▶ **Task instructions**:
Transcribe all of the data exactly. Omit the pictures.

----- Dataset content

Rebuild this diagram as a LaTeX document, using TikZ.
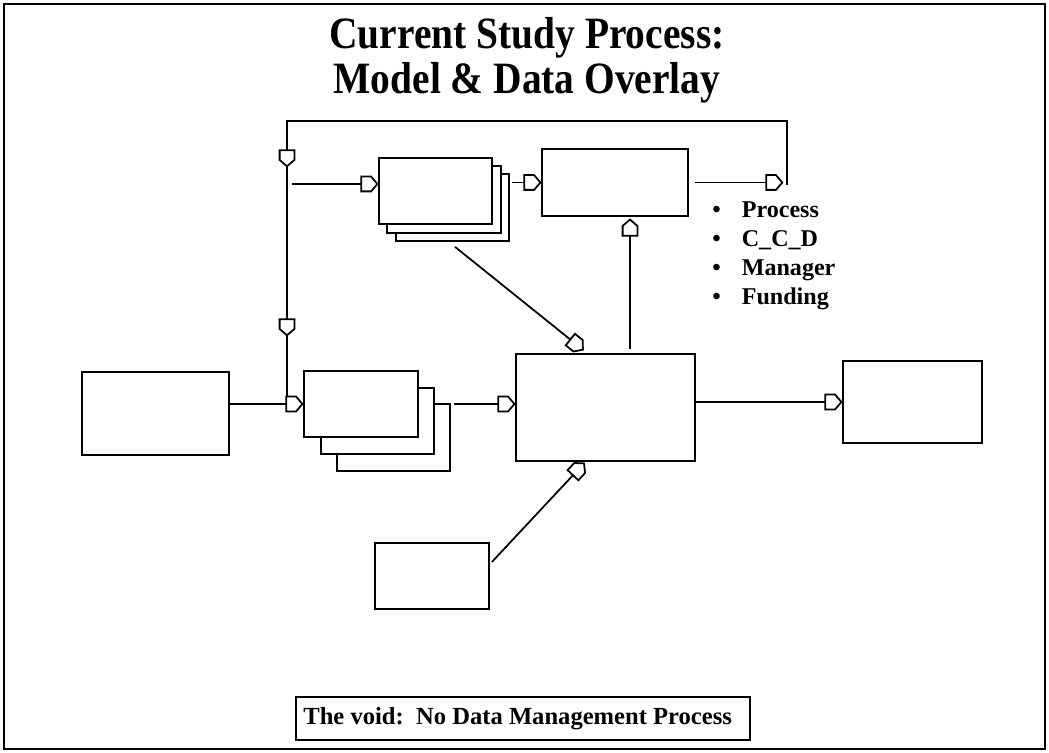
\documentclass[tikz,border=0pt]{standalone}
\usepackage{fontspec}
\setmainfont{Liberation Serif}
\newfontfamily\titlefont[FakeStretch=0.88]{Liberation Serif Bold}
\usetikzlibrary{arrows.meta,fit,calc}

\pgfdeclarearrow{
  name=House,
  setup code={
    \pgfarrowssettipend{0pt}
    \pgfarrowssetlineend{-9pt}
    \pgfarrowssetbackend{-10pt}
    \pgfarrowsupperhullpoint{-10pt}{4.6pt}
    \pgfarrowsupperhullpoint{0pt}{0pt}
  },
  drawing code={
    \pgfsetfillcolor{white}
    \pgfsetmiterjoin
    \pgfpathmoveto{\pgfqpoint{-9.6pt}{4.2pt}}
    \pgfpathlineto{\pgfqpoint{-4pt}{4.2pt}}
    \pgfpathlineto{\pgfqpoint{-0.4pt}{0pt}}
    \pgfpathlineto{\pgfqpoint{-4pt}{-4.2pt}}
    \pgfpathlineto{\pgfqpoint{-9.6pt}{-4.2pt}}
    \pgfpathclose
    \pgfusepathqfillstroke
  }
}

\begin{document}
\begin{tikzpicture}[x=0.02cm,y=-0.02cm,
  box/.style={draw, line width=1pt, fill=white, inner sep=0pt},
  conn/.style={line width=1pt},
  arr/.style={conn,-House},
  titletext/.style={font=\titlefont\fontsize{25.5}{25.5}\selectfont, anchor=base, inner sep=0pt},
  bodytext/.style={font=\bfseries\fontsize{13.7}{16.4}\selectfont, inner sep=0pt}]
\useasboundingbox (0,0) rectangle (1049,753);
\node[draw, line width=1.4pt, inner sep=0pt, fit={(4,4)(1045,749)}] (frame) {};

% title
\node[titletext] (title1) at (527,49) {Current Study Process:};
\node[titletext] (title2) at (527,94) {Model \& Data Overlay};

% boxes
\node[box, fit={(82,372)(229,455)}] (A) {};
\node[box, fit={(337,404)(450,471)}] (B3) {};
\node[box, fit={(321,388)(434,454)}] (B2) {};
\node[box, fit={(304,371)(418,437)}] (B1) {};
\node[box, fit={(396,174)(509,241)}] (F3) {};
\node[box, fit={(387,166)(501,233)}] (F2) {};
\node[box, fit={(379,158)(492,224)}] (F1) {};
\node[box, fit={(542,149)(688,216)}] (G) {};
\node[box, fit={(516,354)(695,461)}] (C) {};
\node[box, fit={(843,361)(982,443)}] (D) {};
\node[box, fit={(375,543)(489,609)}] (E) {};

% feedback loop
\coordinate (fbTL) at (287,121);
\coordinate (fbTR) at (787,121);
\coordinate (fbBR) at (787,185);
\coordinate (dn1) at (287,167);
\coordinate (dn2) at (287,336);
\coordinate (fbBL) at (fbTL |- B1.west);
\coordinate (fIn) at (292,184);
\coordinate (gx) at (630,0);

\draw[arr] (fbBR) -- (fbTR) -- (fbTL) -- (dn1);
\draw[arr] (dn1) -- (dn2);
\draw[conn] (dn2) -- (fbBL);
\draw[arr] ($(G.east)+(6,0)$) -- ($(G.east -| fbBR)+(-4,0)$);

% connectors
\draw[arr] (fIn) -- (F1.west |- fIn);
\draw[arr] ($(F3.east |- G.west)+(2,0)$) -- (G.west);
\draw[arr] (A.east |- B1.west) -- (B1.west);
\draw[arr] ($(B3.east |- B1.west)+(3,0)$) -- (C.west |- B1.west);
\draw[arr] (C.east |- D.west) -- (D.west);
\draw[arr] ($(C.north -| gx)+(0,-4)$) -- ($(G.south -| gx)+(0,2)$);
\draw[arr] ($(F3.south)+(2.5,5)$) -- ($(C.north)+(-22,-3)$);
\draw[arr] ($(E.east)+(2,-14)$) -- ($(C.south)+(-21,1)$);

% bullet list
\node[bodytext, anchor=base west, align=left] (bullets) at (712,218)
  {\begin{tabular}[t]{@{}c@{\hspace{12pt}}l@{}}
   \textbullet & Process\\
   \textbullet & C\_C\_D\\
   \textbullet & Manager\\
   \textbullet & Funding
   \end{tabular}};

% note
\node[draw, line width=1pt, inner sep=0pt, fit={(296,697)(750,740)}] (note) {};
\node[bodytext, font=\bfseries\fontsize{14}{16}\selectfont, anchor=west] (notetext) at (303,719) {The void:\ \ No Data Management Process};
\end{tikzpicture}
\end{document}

----------

▶ **Answer for this exercise**:
Rebuild this diagram as a LaTeX document, using TikZ.
\documentclass[tikz,border=0pt]{standalone}
\usepackage{fontspec}
\setmainfont{Liberation Serif}
\newfontfamily\titlefont[FakeStretch=0.88]{Liberation Serif Bold}
\usetikzlibrary{arrows.meta,fit,calc}

\pgfdeclarearrow{
  name=House,
  setup code={
    \pgfarrowssettipend{0pt}
    \pgfarrowssetlineend{-9pt}
    \pgfarrowssetbackend{-10pt}
    \pgfarrowsupperhullpoint{-10pt}{4.6pt}
    \pgfarrowsupperhullpoint{0pt}{0pt}
  },
  drawing code={
    \pgfsetfillcolor{white}
    \pgfsetmiterjoin
    \pgfpathmoveto{\pgfqpoint{-9.6pt}{4.2pt}}
    \pgfpathlineto{\pgfqpoint{-4pt}{4.2pt}}
    \pgfpathlineto{\pgfqpoint{-0.4pt}{0pt}}
    \pgfpathlineto{\pgfqpoint{-4pt}{-4.2pt}}
    \pgfpathlineto{\pgfqpoint{-9.6pt}{-4.2pt}}
    \pgfpathclose
    \pgfusepathqfillstroke
  }
}

\begin{document}
\begin{tikzpicture}[x=0.02cm,y=-0.02cm,
  box/.style={draw, line width=1pt, fill=white, inner sep=0pt},
  conn/.style={line width=1pt},
  arr/.style={conn,-House},
  titletext/.style={font=\titlefont\fontsize{25.5}{25.5}\selectfont, anchor=base, inner sep=0pt},
  bodytext/.style={font=\bfseries\fontsize{13.7}{16.4}\selectfont, inner sep=0pt}]
\useasboundingbox (0,0) rectangle (1049,753);
\node[draw, line width=1.4pt, inner sep=0pt, fit={(4,4)(1045,749)}] (frame) {};

% title
\node[titletext] (title1) at (527,49) {Current Study Process:};
\node[titletext] (title2) at (527,94) {Model \& Data Overlay};

% boxes
\node[box, fit={(82,372)(229,455)}] (A) {};
\node[box, fit={(337,404)(450,471)}] (B3) {};
\node[box, fit={(321,388)(434,454)}] (B2) {};
\node[box, fit={(304,371)(418,437)}] (B1) {};
\node[box, fit={(396,174)(509,241)}] (F3) {};
\node[box, fit={(387,166)(501,233)}] (F2) {};
\node[box, fit={(379,158)(492,224)}] (F1) {};
\node[box, fit={(542,149)(688,216)}] (G) {};
\node[box, fit={(516,354)(695,461)}] (C) {};
\node[box, fit={(843,361)(982,443)}] (D) {};
\node[box, fit={(375,543)(489,609)}] (E) {};

% feedback loop
\coordinate (fbTL) at (287,121);
\coordinate (fbTR) at (787,121);
\coordinate (fbBR) at (787,185);
\coordinate (dn1) at (287,167);
\coordinate (dn2) at (287,336);
\coordinate (fbBL) at (fbTL |- B1.west);
\coordinate (fIn) at (292,184);
\coordinate (gx) at (630,0);

\draw[arr] (fbBR) -- (fbTR) -- (fbTL) -- (dn1);
\draw[arr] (dn1) -- (dn2);
\draw[conn] (dn2) -- (fbBL);
\draw[arr] ($(G.east)+(6,0)$) -- ($(G.east -| fbBR)+(-4,0)$);

% connectors
\draw[arr] (fIn) -- (F1.west |- fIn);
\draw[arr] ($(F3.east |- G.west)+(2,0)$) -- (G.west);
\draw[arr] (A.east |- B1.west) -- (B1.west);
\draw[arr] ($(B3.east |- B1.west)+(3,0)$) -- (C.west |- B1.west);
\draw[arr] (C.east |- D.west) -- (D.west);
\draw[arr] ($(C.north -| gx)+(0,-4)$) -- ($(G.south -| gx)+(0,2)$);
\draw[arr] ($(F3.south)+(2.5,5)$) -- ($(C.north)+(-22,-3)$);
\draw[arr] ($(E.east)+(2,-14)$) -- ($(C.south)+(-21,1)$);

% bullet list
\node[bodytext, anchor=base west, align=left] (bullets) at (712,218)
  {\begin{tabular}[t]{@{}c@{\hspace{12pt}}l@{}}
   \textbullet & Process\\
   \textbullet & C\_C\_D\\
   \textbullet & Manager\\
   \textbullet & Funding
   \end{tabular}};

% note
\node[draw, line width=1pt, inner sep=0pt, fit={(296,697)(750,740)}] (note) {};
\node[bodytext, font=\bfseries\fontsize{14}{16}\selectfont, anchor=west] (notetext) at (303,719) {The void:\ \ No Data Management Process};
\end{tikzpicture}
\end{document}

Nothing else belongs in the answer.